There are no specific provisions or exact words granting tenure beyond the term of office in the Constitution. The majority reversed this established tenet of the law, and now hold, because in their eyes, the plain language of the Constitution does not require an unconfirmed appointee to stand for election, tenure is granted. Thus does the majority stand on its head the longstanding rule that no excessive authority has been intended by the legislature or the constitutional framers.

Finally, the majority in this decision acknowledge that their holding is not in conformance with public policy. They must so acknowledge, because in Yunker v. Murray, 170 Mont. 427, 434, 554 P.2d 285 (1976), this Court relied on such public policy in interpreting the same provision of the Constitution:

“Additionally, public policy supports our construction.
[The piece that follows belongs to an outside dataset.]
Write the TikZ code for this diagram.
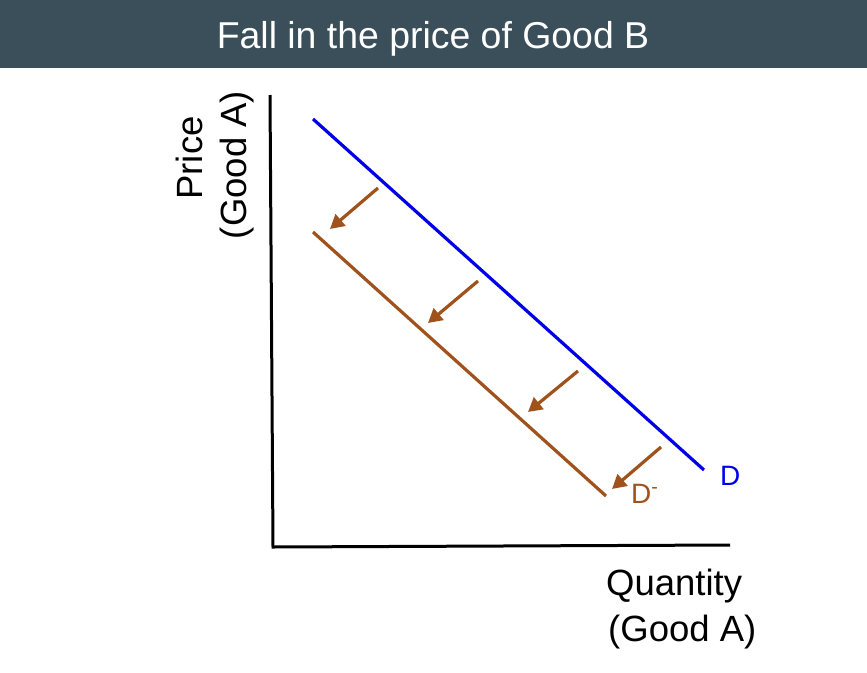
\documentclass[tikz,border=0pt]{standalone}
\usepackage{fontspec}
\setmainfont{Liberation Sans}
\usetikzlibrary{arrows.meta}
\definecolor{barcol}{HTML}{3A4F59}
\definecolor{dblue}{HTML}{0000E8}
\definecolor{dbrown}{HTML}{A0521C}
\tikzset{
  axisline/.style={line width=3pt, black},
  dline/.style={line width=3.2pt, dblue},
  dmline/.style={line width=3.2pt, dbrown},
  shiftarrow/.style={line width=3.2pt, dbrown, -{Triangle[length=14pt,width=15pt]}},
  lbl/.style={inner sep=0pt, anchor=base, font=\fontsize{36.5}{42}\selectfont},
}
\begin{document}
\begin{tikzpicture}[x=1pt,y=-1pt]
\useasboundingbox (0,0) rectangle (867,672);
\fill[barcol] (0,0) rectangle (867,68);
\node[inner sep=0pt, anchor=base, text=white, font=\fontsize{37.4}{42}\selectfont] (title) at (433,48) {Fall in the price of Good B};
% axes
\coordinate (ytop) at (270,95);
\coordinate (orig) at (273,547);
\coordinate (xend) at (730,545);
\draw[axisline] (ytop) -- (orig) -- (xend);
% curves
\coordinate (d1) at (313,119);
\coordinate (d2) at (704,470);
\coordinate (m1) at (313,232);
\coordinate (m2) at (606,496);
\draw[dline] (d1) -- (d2);
\draw[dmline] (m1) -- (m2);
% shift arrows
\coordinate (a1s) at (378,188); \coordinate (a1e) at (330,229);
\coordinate (a2s) at (478,281); \coordinate (a2e) at (428,323);
\coordinate (a3s) at (578,371); \coordinate (a3e) at (528,412);
\coordinate (a4s) at (661,447); \coordinate (a4e) at (612,489);
\draw[shiftarrow] (a1s) -- (a1e);
\draw[shiftarrow] (a2s) -- (a2e);
\draw[shiftarrow] (a3s) -- (a3e);
\draw[shiftarrow] (a4s) -- (a4e);
% labels
\node[inner sep=0pt, anchor=base west, text=dblue, font=\fontsize{28}{32}\selectfont] (dlab) at (720,485) {D};
\node[inner sep=0pt, anchor=base west, text=dbrown, font=\fontsize{28}{32}\selectfont] (dmlab) at (631,503) {D\textsuperscript{-}};
\node[lbl, anchor=base west] (q1) at (606,595) {Quantity};
\node[lbl, anchor=base west] (q2) at (608,641) {(Good A)};
\node[lbl, rotate=90] (p1) at (202,158) {Price};
\node[lbl, rotate=90] (p2) at (246,165) {(Good A)};
\end{tikzpicture}
\end{document}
In Keller, we quoted a recognized authority:
“ ‘Statutes regulating the rights of citizens to vote are of great public interest, and, therefore, are interpreted with a view to securing for citizens their right to vote and to insure the election of those officers who are the people’s choice. (Citing authority.)’
“We apply this principal to Art. VII, sec. 8(2), 1972 Mont. Const., in the context of the issue before us in Keller. We apply it here for the same reasons and with the same result.”

It is divisive and disharmonious for this Court to oppose public policy in its decisions. In this case, the result is absurdity. The harm and error will not be undone until eight years from the elections in 1990, even should the Constitution in the meantime be amended.

What is said foregoing applies equally to the affected appointed district judges except that their term of office is usually for six years.

HON. ROY O. RODEGHIERO, District Judge, sitting for JUSTICE HUNT, concurs in the foregoing dissent.